Heyneke Meyer faces Mt Everest

Meyer

OPINION –  Beating up on the South African Rugby team seems to be a pretty safe bet at the moment. However, after the result at the weekend, few would disagree with it being warranted.

If you look at South Africa’s Rugby Championship result, it started poorly but it could have gotten better after the first two matches. A four point loss first up to the Australians in Brisbane – an unlucky result particularly after outplaying the home team for the majority of the match, followed by a seven point loss to the All Blacks at home – understandable, given this All Blacks team is still, by quite some distance the best team in the world.
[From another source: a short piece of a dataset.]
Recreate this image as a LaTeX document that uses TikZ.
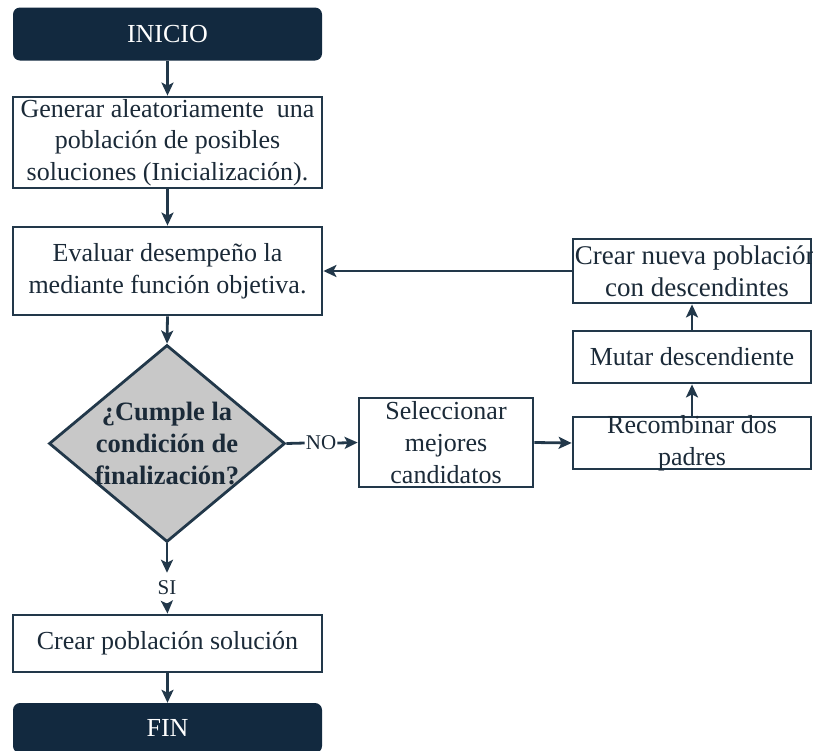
\documentclass[tikz,border=0pt]{standalone}
\usepackage{fontspec}
\setmainfont{Liberation Serif}
\usetikzlibrary{shapes.geometric,arrows.meta}
\definecolor{navy}{HTML}{12293F}
\definecolor{edge}{HTML}{22384A}
\definecolor{ink}{HTML}{1B2A38}
\definecolor{decision}{HTML}{C8C8C8}
\newcommand{\flowfont}{\fontsize{26}{31.7}\selectfont}

\begin{document}
\begin{tikzpicture}[x=1pt,y=-1pt,
  box/.style={draw=edge, line width=2.8pt, fill=white, inner sep=0pt,
              align=center, text=ink, font=\flowfont},
  term/.style={fill=navy, rounded corners=7pt, inner sep=0pt,
               text=white, font=\flowfont},
  txt/.style={inner sep=0pt, align=center, text=ink, font=\flowfont},
  arr/.style={draw=edge, line width=2.8pt,
              -{Stealth[length=13pt,width=12pt,inset=3pt]}},
  link/.style={draw=edge, line width=2.8pt},
  tag/.style={inner xsep=1pt, inner ysep=8pt, text=ink,
              font=\fontsize{21}{24}\selectfont}
]
\useasboundingbox (0,0) rectangle (813,750);

% main column
\node[term, minimum width=309pt, minimum height=53pt] (inicio) at (167.5,34) {INICIO};
\node[box, minimum width=309pt, minimum height=91pt] (gen) at (167.5,142.5)
  {Generar aleatoriamente~ una\\población de posibles\\soluciones (Inicialización).};
\node[box, minimum width=309pt, minimum height=88pt] (eval) at (167.5,271)
  {Evaluar desempeño la\\mediante función objetiva.};
\node[draw=edge, line width=2.8pt, fill=decision, diamond, inner sep=0pt,
      minimum width=236pt, minimum height=197pt] (dia) at (167,443.5) {};
\node[txt, font=\fontsize{26.5}{31.7}\selectfont\bfseries] (diat) at (dia.center)
  {¿Cumple la\\condición de\\finalización?};
\node[tag] (si) at (167,588) {SI};
\node[box, minimum width=309pt, minimum height=57pt] (sol) at (167.5,643.5)
  {Crear población solución};
\node[term, minimum width=309pt, minimum height=50pt] (fin) at (167.5,728) {FIN};

% loop branch
\node[tag, inner ysep=1pt] (no) at (321,443) {NO};
\node[box, minimum width=174pt, minimum height=89pt] (sel) at (446,442.5)
  {Seleccionar\\mejores\\candidatos};
\node[box, minimum width=238pt, minimum height=52pt] (rec) at (692,443) {};
\node[txt] (rect) at (rec.center) {Recombinar dos\\padres};
\node[box, minimum width=238pt, minimum height=52pt] (mut) at (692,357)
  {Mutar descendiente};
\node[box, minimum width=238pt, minimum height=64pt] (nueva) at (692,271) {};
\node[txt, font=\fontsize{27}{31.7}\selectfont, xshift=5pt] (nuevat) at (nueva.center)
  {Crear nueva población\\con descendintes};

% connectors
\draw[arr] (inicio.south) -- (gen.north);
\draw[arr] (gen.south) -- (eval.north);
\draw[arr] (eval.south) -- (dia.north);
\draw[arr] (dia.south) -- (si.north);
\draw[arr] (si.south) -- (sol.north);
\draw[arr] (sol.south) -- (fin.north);
\draw[link] (dia.east) -- (no.west);
\draw[arr] (no.east) -- (sel.west);
\draw[arr] (sel.east) -- (rec.west);
\draw[arr] (rec.north) -- (mut.south);
\draw[arr] (mut.north) -- (nueva.south);
\draw[arr] (nueva.west) -- (eval.east);
\end{tikzpicture}
\end{document}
From that point, it was zero out of two – not so bad when you take into consideration that one match was away against a resurgent Wallaby team and the other match against the front-runners and bookies’ favourite to take home Bill in two months time. That was until the blue and white bomb hit.

For all intents and purposes, South Africa were expected to win and win well on Saturday against a Pumas team coming off a hiding in Mendoza. However, few would have predicted that South Africa would be pushed around and convincingly beaten in their own backyard, consigning them to last place in the Rugby Championship for the first time in the tournament’s limited history.

Luckily, the majority of the group humiliated in Durban will have a chance to rectify the result in their warm-up match against Argentina in Mendoza on Saturday. Then they’ll have a solid month of training and dodging media barbs to forget about their woeful Rugby Championship campaign in order to prepare an assault on the cup of all cups kicking off in just over a months’ time.

So, where does Springbok Coach Heyneke Meyer go from here? It’s a question that we’ve internalised here at the Rugby Drum for a couple of days but it’s tough to know the answer after the tumultuous month they’ve had.

“This does not put us back for the Rugby World Cup,” Meyer told reporters after the woeful performance in Durban.

“We could not adapt and sadly, we were just not good enough today. I apologise to the nation as the buck stops with me as coach. There are no excuses.”

That’s for sure!

But not being able to adapt as well as the other issues Meyer pointed out in the loss on Saturday are huge issues – a World Cup is all about adapting to different game plans and different game styles so if they can’t do it at home against a team who they’d never lost against until Saturday, how can they expect to do it on the biggest stage of all?

If South Africa’s fourth test loss in a row (the most since a loss of five under Jake White in 2006) is not the sign of a team in serious decline than we’re not quite sure what is.

Meyer’s players looked tired, uninterested and uninspired against Argentina which has heaped pressure onto the national rugby team and, moving forward, they have to turn it around reasonably quickly. After 80 minutes on Saturday, the next time they pull the green jersey on will be in Brighton on 19 September…

Whether they like it or not, South Africa’s stuck with Heyneke Meyer at the helm as no rugby board in their right mind would change the coach with just one match remaining before the Rugby World Cup . This means that they must look somewhere else to fix this supposed lull in South African rugby, reflected in their Super Rugby performances, now in their national team.

Is it an issue remedied by selection? If so, it’s a little late to be bringing new players into the fold, especially with just one more match before the big show hits London in September. Or is it simply just man management and getting the best out of his players?

Put simply, Meyer’s job is on the line and the matter of fact is that the issue may already be resolved by the powers that be in South African rugby whether or not he wins the World Cup, a similar position to the one Philippe Saint-Andre, France’s head coach is in. And it’s going to be doubly hard without his left hand man there, Jean de Villiers who is touch and go for the tournament due to a broken jaw suffered in the loss.

Few coaches struggle to get their players up for a game which is why the reason they’re there in the first place. But judging from the Saturday’s performance, Meyer has got a job similar to rugby’s version of climbing Mt Everest if he’s going to get his players up for a Rugby World Cup, the grandest rugby cup of all. Than again, if he can’t get his players up for a World Cup than he won’t get them up for anything.